Der Angeklagte kann sich vor Gericht aber an viele Details nicht mehr erinnern. Die Polizei stellte damals einen Alkoholgehalt von fast zwei Promille fest. Dennoch lässt sein Verteidiger eine Erklärung abgeben, in der er die Taten im Wesentlichen zugibt. Und er will sich bei den Opfern entschuldigen. „Mir ist klar, dass ich einen Fehler gemacht habe. Ich würde es am liebsten rückgängig machen.“Warum er fast neun Jahre für diese Worte gebraucht hat, begründet B. nicht.
Den damals schwer verletzten 56-Jährigen, der als Nebenkläger auftritt, tröstet das wenig. Er berichtet von den Schmerzen, die er immer noch hat, von den psychischen Problemen nach dem Anund griff. 24 Metallplatten hatte er zeitweise im Schädel, um die Schäden zu reparieren. Sein Metallhandel-Geschäft wäre brachgelegen, hätte sein Sohn sich nicht um alles gekümmert. Alex B. hört sich alles regungslos an, wirkt den ganzen Prozess über teilnahmslos.
Umso emotionaler wird er nach der Urteilsverkündung. Richterin Franziska Braun verurteilt ihn zu einer Bewährungsstrafe von einem Jahr und neun Monaten.
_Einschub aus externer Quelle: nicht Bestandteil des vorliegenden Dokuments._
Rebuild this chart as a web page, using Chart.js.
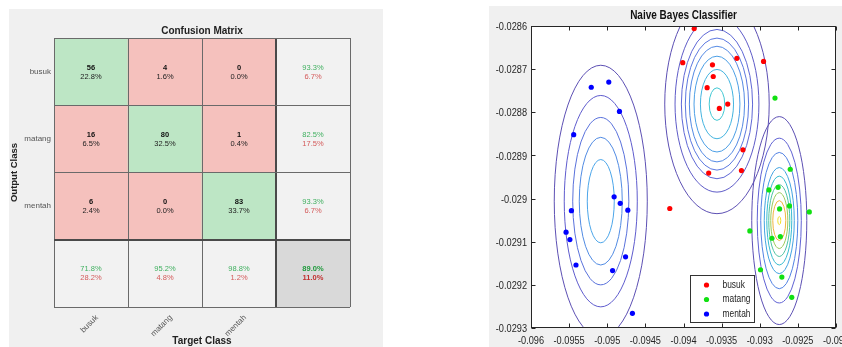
<!DOCTYPE html>
<html lang="en">
<head>
<meta charset="utf-8" />
<title>Confusion Matrix and Naive Bayes Classifier</title>
<style>
  body { margin: 0; width: 842px; height: 347px; background: #fff; position: relative; overflow: hidden; }
  .panel { position: absolute; background: #f0f0f0; }
  canvas { position: absolute; top: 0; }
</style>
</head>
<body>
<div class="panel" style="left:9px;top:9px;width:374px;height:338px"></div>
<div class="panel" style="left:489px;top:6px;width:353px;height:341px"></div>
<canvas id="matrix" width="390" height="347" style="left:0"></canvas>
<canvas id="bayes" width="422" height="347" style="left:420px"></canvas>
<script src="https://cdn.jsdelivr.net/npm/chart.js@4.4.0/dist/chart.umd.min.js"></script>
<script>
// ---- confusion matrix values ----
const targetLabels = ['busuk', 'matang', 'mentah', ''];
const outputLabels = ['busuk', 'matang', 'mentah', ''];

const busukCounts = [56, 4, 0];
const matangCounts = [16, 80, 1];
const mentahCounts = [6, 0, 83];
const busukShares = ['22.8%', '1.6%', '0.0%'];
const matangShares = ['6.5%', '32.5%', '0.4%'];
const mentahShares = ['2.4%', '0.0%', '33.7%'];
const rowCorrect = ['93.3%', '82.5%', '93.3%'];
const rowWrong = ['6.7%', '17.5%', '6.7%'];
const colCorrect = ['71.8%', '95.2%', '98.8%'];
const colWrong = ['28.2%', '4.8%', '1.2%'];
const overall = ['89.0%', '11.0%'];
const cellSpan = [1, 1, 1, 1]; // each row of cells is one unit tall

// ---- naive bayes scatter values ----
const busukX = [-0.09386, -0.09401, -0.09362, -0.09330, -0.09295, -0.09361, -0.09369, -0.09342, -0.09353, -0.09322, -0.09324, -0.09367, -0.09418];
const busukY = [-0.028606, -0.028685, -0.02869, -0.028675, -0.028682, -0.028717, -0.028743, -0.028781, -0.028791, -0.028887, -0.028935, -0.028941, -0.029023];
const matangX = [-0.09280, -0.09260, -0.09276, -0.09288, -0.09274, -0.09261, -0.09235, -0.09313, -0.09284, -0.09273, -0.09299, -0.09271, -0.09258];
const matangY = [-0.028767, -0.028932, -0.028974, -0.02898, -0.029024, -0.029017, -0.029031, -0.029075, -0.029092, -0.029088, -0.029165, -0.029182, -0.029229];
const mentahX = [-0.09521, -0.09498, -0.09484, -0.09544, -0.09491, -0.09483, -0.09473, -0.09547, -0.09554, -0.09549, -0.09541, -0.09476, -0.09493, -0.09467];
const mentahY = [-0.028742, -0.02873, -0.028798, -0.028852, -0.028996, -0.029011, -0.029027, -0.029028, -0.029078, -0.029095, -0.029154, -0.029135, -0.029167, -0.029266];

// contour rings: centre and semi axes, outermost first
const busukCenter = [-0.093561, -0.028781];
const busukRingRx = [0.000685, 0.000550, 0.000467, 0.000415, 0.000362, 0.000301, 0.000217, 0.000102];
const busukRingRy = [0.000254, 0.000204, 0.000173, 0.000153, 0.000134, 0.000111, 0.0000803, 0.0000377];
const matangCenter = [-0.092744, -0.029051];
const matangRingRx = [0.000361, 0.000289, 0.000243, 0.000197, 0.000164, 0.000138, 0.000112, 0.0000853, 0.0000197];
const matangRingRy = [0.000241, 0.000191, 0.000158, 0.000123, 0.000103, 0.0000833, 0.0000648, 0.0000463, 0.0000093];
const mentahCenter = [-0.095085, -0.029006];
const mentahRingRx = [0.000610, 0.000479, 0.000368, 0.000282, 0.000177];
const mentahRingRy = [0.000315, 0.000245, 0.000194, 0.000148, 0.0000965];

const busukRingColors = ['#5d50b4', '#5f5cc8', '#5f68d6', '#5c78e0', '#548ae4', '#4c9fe6', '#44b4e0', '#42c8d4'];
const matangRingColors = ['#5d50b4', '#6062d4', '#5282e4', '#43a4e2', '#38bcd0', '#50c4a4', '#9ccb5c', '#f2b53e', '#f2e02a'];
const mentahRingColors = ['#5d50b4', '#5f5cce', '#5a72dc', '#528ce4', '#4ca6ea'];

const sans = '"Liberation Sans", Arial, sans-serif';
const squeeze = 0.8; // text on the right figure is horizontally compressed

// ---------- left: confusion matrix ----------
const green = '#bde6c5', red = '#f5c1bd', light = '#f2f2f2', dark = '#d9d9d9';

function classRow(counts, shares, r) {
  return {
    data: cellSpan,
    backgroundColor: [0, 1, 2, 3].map(c => c === 3 ? light : (c === r ? green : red)),
    top: counts.map(String).concat(rowCorrect[r]),
    bottom: shares.concat(rowWrong[r]),
    kind: ['cell', 'cell', 'cell', 'sum']
  };
}

const summaryRow = {
  data: cellSpan,
  backgroundColor: [light, light, light, dark],
  top: colCorrect.concat(overall[0]),
  bottom: colWrong.concat(overall[1]),
  kind: ['sum', 'sum', 'sum', 'total']
};

const cellText = {
  id: 'cellText',
  afterDatasetsDraw(chart) {
    const ctx = chart.ctx;
    ctx.save();
    ctx.textAlign = 'center';
    ctx.textBaseline = 'middle';
    chart.data.datasets.forEach((ds, i) => {
      chart.getDatasetMeta(i).data.forEach((bar, j) => {
        const cx = bar.x, cy = (bar.y + bar.base) / 2;
        const kind = ds.kind[j];
        ctx.font = (kind === 'sum' ? '' : 'bold ') + '7.5px ' + sans;
        ctx.fillStyle = kind === 'cell' ? '#111' : (kind === 'total' ? '#1f9a3c' : '#40b060');
        ctx.fillText(ds.top[j], cx, cy - 4);
        ctx.font = (kind === 'total' ? 'bold ' : '') + '7.5px ' + sans;
        ctx.fillStyle = kind === 'cell' ? '#222' : (kind === 'total' ? '#c22f2f' : '#d45a5a');
        ctx.fillText(ds.bottom[j], cx, cy + 5);
      });
    });
    ctx.restore();
  }
};

const edgeWidth = c => c.index === 3 ? 2 : 1;
const edgeColor = c => c.index === 3 ? '#4a4a4a' : '#6a6a6a';

new Chart(document.getElementById('matrix'), {
  type: 'bar',
  data: {
    labels: targetLabels,
    datasets: [
      summaryRow,
      classRow(mentahCounts, mentahShares, 2),
      classRow(matangCounts, matangShares, 1),
      classRow(busukCounts, busukShares, 0)
    ]
  },
  options: {
    responsive: false,
    animation: false,
    devicePixelRatio: 1,
    layout: { padding: { left: 0, right: 40, top: 0, bottom: 0 } },
    datasets: { bar: { barPercentage: 1, categoryPercentage: 1, borderWidth: 0 } },
    plugins: {
      legend: { display: false },
      tooltip: { enabled: false },
      title: {
        display: true, text: 'Confusion Matrix', fullSize: false, color: '#222',
        font: { family: sans, size: 10, weight: 'bold', lineHeight: 1.2 },
        padding: { top: 25, bottom: 1 }
      }
    },
    scales: {
      x: {
        stacked: true, offset: true,
        grid: { offset: true, z: 1, color: edgeColor, lineWidth: edgeWidth, drawTicks: false },
        border: { display: false },
        ticks: { autoSkip: false, minRotation: 45, maxRotation: 45, padding: 6, labelOffset: 6, color: '#555', font: { family: sans, size: 8 } },
        title: { display: true, text: 'Target Class', color: '#222', font: { family: sans, size: 10, weight: 'bold' }, padding: 0 },
        afterFit: s => { s.height = 40; s.paddingLeft = 0; s.paddingRight = 0; }
      },
      y: { display: false, stacked: true, min: 0, max: 4 },
      rows: {
        type: 'category', labels: outputLabels, position: 'left', offset: true,
        grid: { offset: true, z: 1, color: edgeColor, lineWidth: edgeWidth, drawTicks: false },
        border: { display: false },
        ticks: { padding: 3, color: '#555', font: { family: sans, size: 8 } },
        title: { display: true, text: 'Output Class', color: '#222', font: { family: sans, size: 9.5, weight: 'bold' }, padding: { top: 9, bottom: 0 } },
        afterFit: s => { s.width = 54; s.paddingTop = 0; s.paddingBottom = 0; }
      }
    }
  },
  plugins: [cellText]
});

// ---------- right: naive bayes scatter ----------
const clusters = [
  { center: mentahCenter, rx: mentahRingRx, ry: mentahRingRy, colors: mentahRingColors },
  { center: busukCenter, rx: busukRingRx, ry: busukRingRy, colors: busukRingColors },
  { center: matangCenter, rx: matangRingRx, ry: matangRingRy, colors: matangRingColors }
];

function squeezedText(ctx, text, x, y, align) {
  ctx.save();
  ctx.translate(x, y);
  ctx.scale(squeeze, 1);
  ctx.textAlign = align;
  ctx.fillText(text, 0, 0);
  ctx.restore();
}

const fmt = v => String(parseFloat(Number(v).toFixed(5)));

const plotBack = {
  id: 'plotBack',
  beforeDraw(chart) {
    const { ctx, chartArea: a } = chart;
    ctx.save();
    ctx.fillStyle = '#fff';
    ctx.fillRect(a.left, a.top, a.width, a.height);
    ctx.restore();
  }
};

const contours = {
  id: 'contours',
  beforeDatasetsDraw(chart) {
    const { ctx, chartArea: a, scales: { x, y } } = chart;
    ctx.save();
    ctx.beginPath();
    ctx.rect(a.left, a.top, a.width, a.height);
    ctx.clip();
    ctx.lineWidth = 1;
    clusters.forEach(c => {
      const cx = x.getPixelForValue(c.center[0]);
      const cy = y.getPixelForValue(c.center[1]);
      c.rx.forEach((rx, k) => {
        const px = Math.abs(x.getPixelForValue(c.center[0] + rx) - cx);
        const py = Math.abs(y.getPixelForValue(c.center[1] + c.ry[k]) - cy);
        ctx.strokeStyle = c.colors[k];
        ctx.beginPath();
        ctx.ellipse(cx, cy, px, py, 0, 0, Math.PI * 2);
        ctx.stroke();
      });
    });
    ctx.restore();
  }
};

// box, inward ticks, tick labels and title in the MATLAB style
const plotFrame = {
  id: 'plotFrame',
  afterDatasetsDraw(chart) {
    const { ctx, chartArea: a, scales: { x, y } } = chart;
    const L = Math.round(a.left) + 0.5, R = Math.round(a.right) - 0.5;
    const T = Math.round(a.top) + 0.5, B = Math.round(a.bottom) - 0.5;
    ctx.save();
    ctx.strokeStyle = '#262626';
    ctx.lineWidth = 1;
    ctx.strokeRect(L, T, R - L, B - T);
    ctx.beginPath();
    x.ticks.forEach(t => {
      const p = Math.round(x.getPixelForValue(t.value)) + 0.5;
      ctx.moveTo(p, B); ctx.lineTo(p, B - 4);
      ctx.moveTo(p, T); ctx.lineTo(p, T + 4);
    });
    y.ticks.forEach(t => {
      const p = Math.round(y.getPixelForValue(t.value)) + 0.5;
      ctx.moveTo(L, p); ctx.lineTo(L + 4, p);
      ctx.moveTo(R, p); ctx.lineTo(R - 4, p);
    });
    ctx.stroke();

    ctx.fillStyle = '#262626';
    ctx.font = '11.5px ' + sans;
    ctx.textBaseline = 'middle';
    x.ticks.forEach(t => squeezedText(ctx, fmt(t.value), x.getPixelForValue(t.value), a.bottom + 13, 'center'));
    y.ticks.forEach(t => squeezedText(ctx, fmt(t.value), a.left - 4, y.getPixelForValue(t.value) + 1, 'right'));

    ctx.fillStyle = '#111';
    ctx.font = 'bold 12.5px ' + sans;
    squeezedText(ctx, 'Naive Bayes Classifier', (a.left + a.right) / 2, 16, 'center');
    ctx.restore();
  }
};

const legendBox = {
  id: 'legendBox',
  afterDraw(chart) {
    const ctx = chart.ctx;
    const bx = 270.5, by = 275.5, bw = 64, bh = 47;
    ctx.save();
    ctx.fillStyle = '#fff';
    ctx.fillRect(bx, by, bw, bh);
    ctx.strokeStyle = '#333';
    ctx.lineWidth = 1;
    ctx.strokeRect(bx, by, bw, bh);
    ctx.font = '10.5px ' + sans;
    ctx.textBaseline = 'middle';
    chart.data.datasets.forEach((ds, i) => {
      const yy = by + 9.5 + i * 14.5;
      ctx.fillStyle = ds.backgroundColor;
      ctx.beginPath();
      ctx.arc(bx + 16, yy, 2.6, 0, Math.PI * 2);
      ctx.fill();
      ctx.fillStyle = '#222';
      squeezedText(ctx, ds.label, bx + 32, yy, 'left');
    });
    ctx.restore();
  }
};

const pairs = (xs, ys) => xs.map((x, i) => ({ x, y: ys[i] }));

new Chart(document.getElementById('bayes'), {
  type: 'scatter',
  data: {
    datasets: [
      { label: 'busuk', data: pairs(busukX, busukY), backgroundColor: '#ff0000' },
      { label: 'matang', data: pairs(matangX, matangY), backgroundColor: '#11e011' },
      { label: 'mentah', data: pairs(mentahX, mentahY), backgroundColor: '#0000ff' }
    ]
  },
  options: {
    responsive: false,
    animation: false,
    devicePixelRatio: 1,
    layout: { padding: { left: 0, right: 6, top: 26, bottom: 0 } },
    elements: { point: { radius: 2.6, hoverRadius: 2.6, borderWidth: 0 } },
    plugins: {
      legend: { display: false },
      tooltip: { enabled: false }
    },
    scales: {
      x: {
        type: 'linear', min: -0.096, max: -0.092,
        grid: { display: false, drawTicks: false },
        border: { display: false },
        ticks: { display: false, stepSize: 0.0005 },
        afterFit: s => { s.height = 19; s.paddingLeft = 0; s.paddingRight = 0; }
      },
      y: {
        type: 'linear', min: -0.0293, max: -0.0286,
        grid: { display: false, drawTicks: false },
        border: { display: false },
        ticks: { display: false, stepSize: 0.0001 },
        afterFit: s => { s.width = 111; s.paddingTop = 0; s.paddingBottom = 0; }
      }
    }
  },
  plugins: [plotBack, contours, plotFrame, legendBox]
});
</script>
</body>
</html>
Außerdem muss er Arbeitsstunden ableisten und eine Geldstrafe zahlen. Seine Familie fällt ihm nach Prozessende noch im Saal in die Arme. Ehefrau, Schwester und Mutter haben mitgefiebert, die Erleichterung ist groß. Schließlich hat B. bereits eine Anstellung als Kraftfahrer in Aussicht, die Kinder gehen in Deutschland zur Schule. Er will sich etwas aufbauen. Ausgestanden ist die Sache aber noch nicht. Der Geschädigte hat bereits angekündigt, Schmerzensgeld einklagen zu wollen. Schließlich, sagt dessen Anwalt Reinhard Dauer, müsse sein Mandant für immer mit den Folgen der Tat leben.